Data extracted from a collection
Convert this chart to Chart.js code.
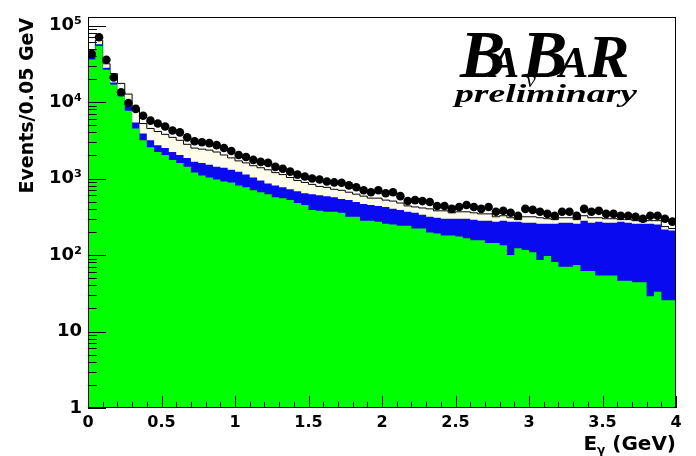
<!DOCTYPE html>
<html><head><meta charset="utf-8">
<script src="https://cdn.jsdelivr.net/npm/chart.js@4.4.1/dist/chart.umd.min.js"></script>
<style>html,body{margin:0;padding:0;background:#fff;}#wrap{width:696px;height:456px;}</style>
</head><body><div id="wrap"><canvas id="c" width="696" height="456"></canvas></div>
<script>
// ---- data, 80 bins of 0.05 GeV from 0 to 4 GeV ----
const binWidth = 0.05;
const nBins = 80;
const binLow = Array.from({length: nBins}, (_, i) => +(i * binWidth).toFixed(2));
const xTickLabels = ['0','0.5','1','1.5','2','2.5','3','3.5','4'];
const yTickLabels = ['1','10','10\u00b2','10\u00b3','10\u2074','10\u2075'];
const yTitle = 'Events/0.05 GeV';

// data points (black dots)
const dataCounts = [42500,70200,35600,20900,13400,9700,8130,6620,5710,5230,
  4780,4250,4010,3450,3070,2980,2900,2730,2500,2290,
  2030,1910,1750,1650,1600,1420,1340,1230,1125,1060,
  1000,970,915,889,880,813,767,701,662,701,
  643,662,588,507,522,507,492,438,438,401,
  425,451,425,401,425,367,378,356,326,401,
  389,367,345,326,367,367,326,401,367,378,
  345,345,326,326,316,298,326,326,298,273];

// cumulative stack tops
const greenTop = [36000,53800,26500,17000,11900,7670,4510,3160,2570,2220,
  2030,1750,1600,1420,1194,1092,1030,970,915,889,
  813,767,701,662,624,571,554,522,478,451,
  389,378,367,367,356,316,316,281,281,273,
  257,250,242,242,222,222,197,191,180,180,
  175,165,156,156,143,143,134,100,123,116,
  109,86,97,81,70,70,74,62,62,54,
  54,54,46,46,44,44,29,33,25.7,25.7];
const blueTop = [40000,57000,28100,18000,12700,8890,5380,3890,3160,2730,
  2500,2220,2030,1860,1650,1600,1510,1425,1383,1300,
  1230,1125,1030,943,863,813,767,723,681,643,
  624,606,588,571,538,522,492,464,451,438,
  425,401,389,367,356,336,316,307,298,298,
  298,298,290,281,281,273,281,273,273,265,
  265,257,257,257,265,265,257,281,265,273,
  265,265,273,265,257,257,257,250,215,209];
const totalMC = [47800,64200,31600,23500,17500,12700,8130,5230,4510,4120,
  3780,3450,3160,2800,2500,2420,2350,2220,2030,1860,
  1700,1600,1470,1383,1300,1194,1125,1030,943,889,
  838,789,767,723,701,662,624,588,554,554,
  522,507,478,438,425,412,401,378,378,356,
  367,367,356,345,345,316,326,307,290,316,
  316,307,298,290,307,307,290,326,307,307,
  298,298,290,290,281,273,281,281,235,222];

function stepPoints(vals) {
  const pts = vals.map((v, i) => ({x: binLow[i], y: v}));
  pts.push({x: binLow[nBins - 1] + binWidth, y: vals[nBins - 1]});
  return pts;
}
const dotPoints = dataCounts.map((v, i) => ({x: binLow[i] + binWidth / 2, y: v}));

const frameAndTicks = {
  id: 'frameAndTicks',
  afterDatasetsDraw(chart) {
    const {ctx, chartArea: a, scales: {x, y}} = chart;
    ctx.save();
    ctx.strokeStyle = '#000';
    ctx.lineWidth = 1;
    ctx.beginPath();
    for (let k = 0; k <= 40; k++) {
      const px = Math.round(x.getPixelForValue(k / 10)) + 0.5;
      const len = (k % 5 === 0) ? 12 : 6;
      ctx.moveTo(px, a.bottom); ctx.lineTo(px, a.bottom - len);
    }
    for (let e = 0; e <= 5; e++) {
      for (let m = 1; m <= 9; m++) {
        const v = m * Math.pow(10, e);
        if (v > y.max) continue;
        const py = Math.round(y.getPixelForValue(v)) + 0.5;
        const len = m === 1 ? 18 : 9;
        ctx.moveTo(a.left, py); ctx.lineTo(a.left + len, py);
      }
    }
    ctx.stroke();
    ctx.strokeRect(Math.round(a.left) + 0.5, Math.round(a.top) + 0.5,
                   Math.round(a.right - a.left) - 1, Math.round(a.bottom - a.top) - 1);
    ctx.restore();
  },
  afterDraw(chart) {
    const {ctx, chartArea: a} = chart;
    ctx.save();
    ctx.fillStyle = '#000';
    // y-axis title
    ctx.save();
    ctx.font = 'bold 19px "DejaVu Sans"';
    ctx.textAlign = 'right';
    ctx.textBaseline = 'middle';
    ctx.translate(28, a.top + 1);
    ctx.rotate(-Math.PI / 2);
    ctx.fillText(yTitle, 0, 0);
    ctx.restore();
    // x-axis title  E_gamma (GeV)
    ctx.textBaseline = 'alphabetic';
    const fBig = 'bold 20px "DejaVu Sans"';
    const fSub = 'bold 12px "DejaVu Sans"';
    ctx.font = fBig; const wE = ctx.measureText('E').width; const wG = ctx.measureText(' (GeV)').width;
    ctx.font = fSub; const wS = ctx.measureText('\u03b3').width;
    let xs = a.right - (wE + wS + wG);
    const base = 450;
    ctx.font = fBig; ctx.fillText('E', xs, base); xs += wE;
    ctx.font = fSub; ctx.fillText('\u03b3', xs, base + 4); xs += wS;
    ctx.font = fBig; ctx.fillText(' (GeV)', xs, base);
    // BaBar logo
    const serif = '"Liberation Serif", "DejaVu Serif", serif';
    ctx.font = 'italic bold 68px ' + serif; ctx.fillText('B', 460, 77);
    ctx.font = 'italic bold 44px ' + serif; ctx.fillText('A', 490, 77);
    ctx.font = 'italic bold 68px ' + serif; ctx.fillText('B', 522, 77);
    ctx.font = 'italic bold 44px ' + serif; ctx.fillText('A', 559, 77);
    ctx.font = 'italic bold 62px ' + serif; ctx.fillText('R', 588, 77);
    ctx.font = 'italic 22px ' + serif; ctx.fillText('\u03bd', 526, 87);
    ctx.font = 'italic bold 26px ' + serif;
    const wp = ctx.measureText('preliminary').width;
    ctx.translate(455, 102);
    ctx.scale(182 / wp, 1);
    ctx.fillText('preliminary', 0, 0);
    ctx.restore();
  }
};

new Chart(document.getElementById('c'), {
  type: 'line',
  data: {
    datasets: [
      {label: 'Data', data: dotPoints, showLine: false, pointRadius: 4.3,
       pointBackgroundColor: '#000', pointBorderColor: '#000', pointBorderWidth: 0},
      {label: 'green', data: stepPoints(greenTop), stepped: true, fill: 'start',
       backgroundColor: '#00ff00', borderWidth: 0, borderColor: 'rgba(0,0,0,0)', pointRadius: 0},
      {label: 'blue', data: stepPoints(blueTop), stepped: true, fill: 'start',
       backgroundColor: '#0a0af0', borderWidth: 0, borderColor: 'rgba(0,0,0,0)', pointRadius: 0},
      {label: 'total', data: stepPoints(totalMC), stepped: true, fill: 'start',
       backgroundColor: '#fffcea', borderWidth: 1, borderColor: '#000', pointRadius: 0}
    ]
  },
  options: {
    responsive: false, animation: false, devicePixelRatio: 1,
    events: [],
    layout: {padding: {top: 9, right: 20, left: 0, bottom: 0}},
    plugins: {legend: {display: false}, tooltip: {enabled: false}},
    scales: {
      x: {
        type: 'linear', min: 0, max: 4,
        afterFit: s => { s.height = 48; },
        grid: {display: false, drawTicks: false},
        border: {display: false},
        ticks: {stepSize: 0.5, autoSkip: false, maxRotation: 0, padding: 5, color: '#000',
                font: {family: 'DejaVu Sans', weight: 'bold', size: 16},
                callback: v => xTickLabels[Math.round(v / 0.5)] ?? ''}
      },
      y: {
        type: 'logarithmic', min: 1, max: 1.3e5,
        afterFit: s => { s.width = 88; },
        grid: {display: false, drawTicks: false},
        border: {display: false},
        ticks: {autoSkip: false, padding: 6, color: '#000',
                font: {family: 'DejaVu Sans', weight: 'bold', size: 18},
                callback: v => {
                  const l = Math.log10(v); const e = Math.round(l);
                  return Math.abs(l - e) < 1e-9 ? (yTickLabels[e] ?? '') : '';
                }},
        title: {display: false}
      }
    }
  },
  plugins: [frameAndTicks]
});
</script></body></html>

* * *

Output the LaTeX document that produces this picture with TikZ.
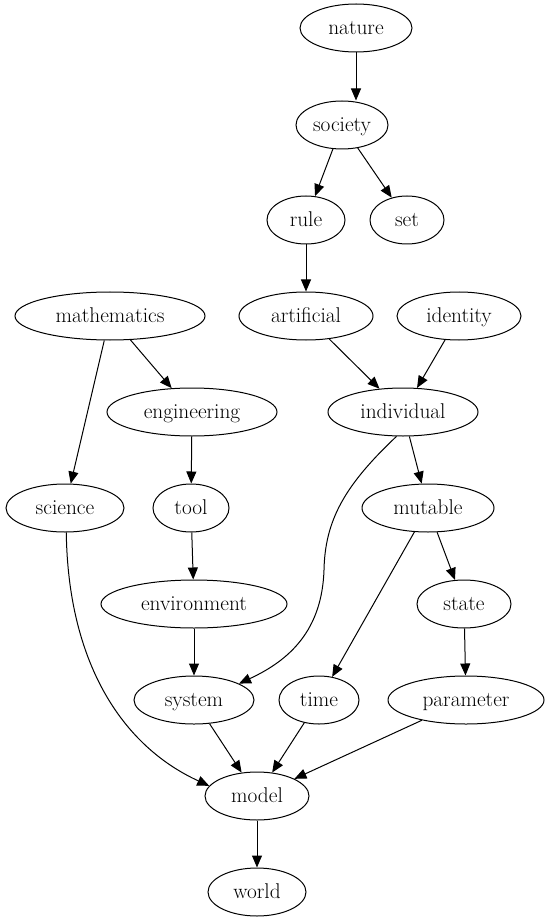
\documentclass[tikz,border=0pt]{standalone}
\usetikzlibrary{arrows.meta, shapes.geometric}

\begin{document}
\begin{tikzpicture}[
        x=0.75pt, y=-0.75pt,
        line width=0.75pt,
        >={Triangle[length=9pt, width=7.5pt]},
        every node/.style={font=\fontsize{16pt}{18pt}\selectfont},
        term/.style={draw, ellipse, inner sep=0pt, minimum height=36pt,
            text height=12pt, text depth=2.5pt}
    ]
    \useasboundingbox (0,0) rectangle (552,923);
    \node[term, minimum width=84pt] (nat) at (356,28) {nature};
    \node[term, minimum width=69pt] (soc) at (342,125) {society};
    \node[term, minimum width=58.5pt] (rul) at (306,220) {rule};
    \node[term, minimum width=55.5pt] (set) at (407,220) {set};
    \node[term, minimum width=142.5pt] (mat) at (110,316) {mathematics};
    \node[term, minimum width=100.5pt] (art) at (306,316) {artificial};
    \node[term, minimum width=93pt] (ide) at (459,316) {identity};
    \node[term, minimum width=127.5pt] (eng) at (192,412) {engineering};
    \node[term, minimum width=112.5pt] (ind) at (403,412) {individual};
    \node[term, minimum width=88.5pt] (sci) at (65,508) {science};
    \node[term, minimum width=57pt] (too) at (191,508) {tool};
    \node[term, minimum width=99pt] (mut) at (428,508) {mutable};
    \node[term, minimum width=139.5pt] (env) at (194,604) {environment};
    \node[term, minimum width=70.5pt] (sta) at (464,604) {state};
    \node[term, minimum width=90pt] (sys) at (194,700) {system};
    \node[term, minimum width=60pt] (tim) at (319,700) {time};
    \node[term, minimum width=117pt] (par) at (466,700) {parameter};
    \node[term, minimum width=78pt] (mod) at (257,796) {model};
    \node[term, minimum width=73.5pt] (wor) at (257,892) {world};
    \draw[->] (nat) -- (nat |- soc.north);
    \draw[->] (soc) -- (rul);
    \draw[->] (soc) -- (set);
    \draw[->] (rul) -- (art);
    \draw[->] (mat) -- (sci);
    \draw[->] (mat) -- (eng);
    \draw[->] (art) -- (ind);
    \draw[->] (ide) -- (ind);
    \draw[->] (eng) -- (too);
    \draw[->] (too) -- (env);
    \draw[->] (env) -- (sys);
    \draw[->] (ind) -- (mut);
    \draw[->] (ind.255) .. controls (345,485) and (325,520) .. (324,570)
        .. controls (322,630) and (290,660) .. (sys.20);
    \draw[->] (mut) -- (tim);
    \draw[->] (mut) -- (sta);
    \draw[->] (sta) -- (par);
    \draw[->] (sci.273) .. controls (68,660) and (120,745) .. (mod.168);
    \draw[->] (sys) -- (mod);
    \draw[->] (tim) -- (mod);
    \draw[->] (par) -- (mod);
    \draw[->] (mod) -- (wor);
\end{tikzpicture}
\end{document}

* * *

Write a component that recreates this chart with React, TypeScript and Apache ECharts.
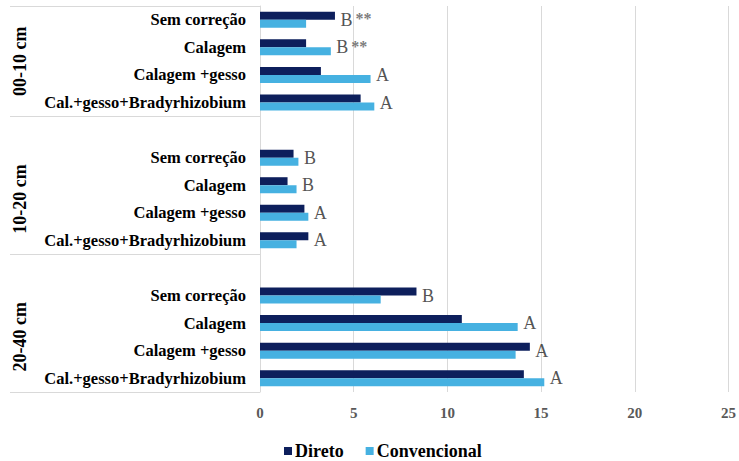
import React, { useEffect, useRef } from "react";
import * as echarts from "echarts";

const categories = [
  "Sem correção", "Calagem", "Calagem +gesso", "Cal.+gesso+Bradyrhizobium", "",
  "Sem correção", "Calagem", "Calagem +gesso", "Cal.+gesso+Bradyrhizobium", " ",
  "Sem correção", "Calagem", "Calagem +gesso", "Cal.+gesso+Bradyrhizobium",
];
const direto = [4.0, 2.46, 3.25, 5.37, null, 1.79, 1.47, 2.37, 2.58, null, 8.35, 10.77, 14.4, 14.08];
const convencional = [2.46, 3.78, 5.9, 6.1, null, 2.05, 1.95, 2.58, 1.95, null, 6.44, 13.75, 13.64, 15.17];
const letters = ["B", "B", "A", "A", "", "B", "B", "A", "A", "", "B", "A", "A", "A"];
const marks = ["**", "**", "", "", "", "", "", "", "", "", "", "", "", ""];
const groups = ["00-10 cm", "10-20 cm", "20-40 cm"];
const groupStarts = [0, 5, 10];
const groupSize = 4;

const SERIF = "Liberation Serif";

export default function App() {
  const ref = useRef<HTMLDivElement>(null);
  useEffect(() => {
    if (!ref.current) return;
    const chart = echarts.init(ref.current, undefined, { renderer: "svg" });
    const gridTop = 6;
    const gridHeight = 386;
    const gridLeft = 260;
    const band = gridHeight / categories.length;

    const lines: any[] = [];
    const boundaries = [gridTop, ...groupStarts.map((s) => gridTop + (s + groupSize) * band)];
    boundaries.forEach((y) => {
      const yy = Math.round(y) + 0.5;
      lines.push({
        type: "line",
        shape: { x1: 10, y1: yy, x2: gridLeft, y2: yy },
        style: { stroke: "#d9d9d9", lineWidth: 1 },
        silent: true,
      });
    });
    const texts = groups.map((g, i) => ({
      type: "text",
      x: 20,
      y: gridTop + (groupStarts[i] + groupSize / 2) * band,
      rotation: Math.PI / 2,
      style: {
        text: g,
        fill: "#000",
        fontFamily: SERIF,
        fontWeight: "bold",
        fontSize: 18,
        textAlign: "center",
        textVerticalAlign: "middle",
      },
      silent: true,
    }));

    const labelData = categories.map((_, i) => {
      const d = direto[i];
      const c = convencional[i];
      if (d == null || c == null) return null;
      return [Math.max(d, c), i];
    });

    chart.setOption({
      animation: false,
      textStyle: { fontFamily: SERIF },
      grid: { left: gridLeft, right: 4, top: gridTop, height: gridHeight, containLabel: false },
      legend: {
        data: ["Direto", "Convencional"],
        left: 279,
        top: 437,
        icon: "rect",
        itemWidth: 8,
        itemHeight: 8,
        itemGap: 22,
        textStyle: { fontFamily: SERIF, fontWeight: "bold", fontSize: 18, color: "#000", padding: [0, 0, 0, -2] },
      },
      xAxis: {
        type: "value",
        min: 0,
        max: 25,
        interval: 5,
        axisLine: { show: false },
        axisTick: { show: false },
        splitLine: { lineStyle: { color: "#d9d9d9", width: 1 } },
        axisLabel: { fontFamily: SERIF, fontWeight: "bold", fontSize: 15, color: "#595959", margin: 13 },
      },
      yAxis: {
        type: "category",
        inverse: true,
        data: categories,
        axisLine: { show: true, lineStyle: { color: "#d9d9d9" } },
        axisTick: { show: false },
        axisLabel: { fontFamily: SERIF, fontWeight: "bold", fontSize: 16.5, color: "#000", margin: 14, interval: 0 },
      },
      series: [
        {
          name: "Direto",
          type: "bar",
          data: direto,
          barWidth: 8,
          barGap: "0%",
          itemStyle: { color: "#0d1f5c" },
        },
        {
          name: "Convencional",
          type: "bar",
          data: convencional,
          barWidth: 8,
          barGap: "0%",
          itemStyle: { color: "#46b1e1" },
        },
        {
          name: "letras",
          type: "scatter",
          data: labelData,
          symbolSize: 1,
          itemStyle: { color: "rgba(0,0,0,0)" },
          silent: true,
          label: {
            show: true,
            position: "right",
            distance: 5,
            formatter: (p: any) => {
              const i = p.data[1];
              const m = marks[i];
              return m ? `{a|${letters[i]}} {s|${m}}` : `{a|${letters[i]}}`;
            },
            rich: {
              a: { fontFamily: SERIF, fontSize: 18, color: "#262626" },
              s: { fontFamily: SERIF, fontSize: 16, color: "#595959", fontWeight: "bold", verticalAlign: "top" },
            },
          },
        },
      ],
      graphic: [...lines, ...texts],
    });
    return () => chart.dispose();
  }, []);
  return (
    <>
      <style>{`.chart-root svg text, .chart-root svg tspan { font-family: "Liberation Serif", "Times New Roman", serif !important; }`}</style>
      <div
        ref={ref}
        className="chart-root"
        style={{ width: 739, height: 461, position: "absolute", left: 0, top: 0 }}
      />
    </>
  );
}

— Task objective —
What's needed is an exact copy of the records above from the line containing "Convert this chart to Chart.js code." down to the line containing "345,345,326,326,316,298,326,326,298,273];", both included, without any pictures.

— Solution —
Convert this chart to Chart.js code.
<!DOCTYPE html>
<html><head><meta charset="utf-8">
<script src="https://cdn.jsdelivr.net/npm/chart.js@4.4.1/dist/chart.umd.min.js"></script>
<style>html,body{margin:0;padding:0;background:#fff;}#wrap{width:696px;height:456px;}</style>
</head><body><div id="wrap"><canvas id="c" width="696" height="456"></canvas></div>
<script>
// ---- data, 80 bins of 0.05 GeV from 0 to 4 GeV ----
const binWidth = 0.05;
const nBins = 80;
const binLow = Array.from({length: nBins}, (_, i) => +(i * binWidth).toFixed(2));
const xTickLabels = ['0','0.5','1','1.5','2','2.5','3','3.5','4'];
const yTickLabels = ['1','10','10\u00b2','10\u00b3','10\u2074','10\u2075'];
const yTitle = 'Events/0.05 GeV';

// data points (black dots)
const dataCounts = [42500,70200,35600,20900,13400,9700,8130,6620,5710,5230,
  4780,4250,4010,3450,3070,2980,2900,2730,2500,2290,
  2030,1910,1750,1650,1600,1420,1340,1230,1125,1060,
  1000,970,915,889,880,813,767,701,662,701,
  643,662,588,507,522,507,492,438,438,401,
  425,451,425,401,425,367,378,356,326,401,
  389,367,345,326,367,367,326,401,367,378,
  345,345,326,326,316,298,326,326,298,273];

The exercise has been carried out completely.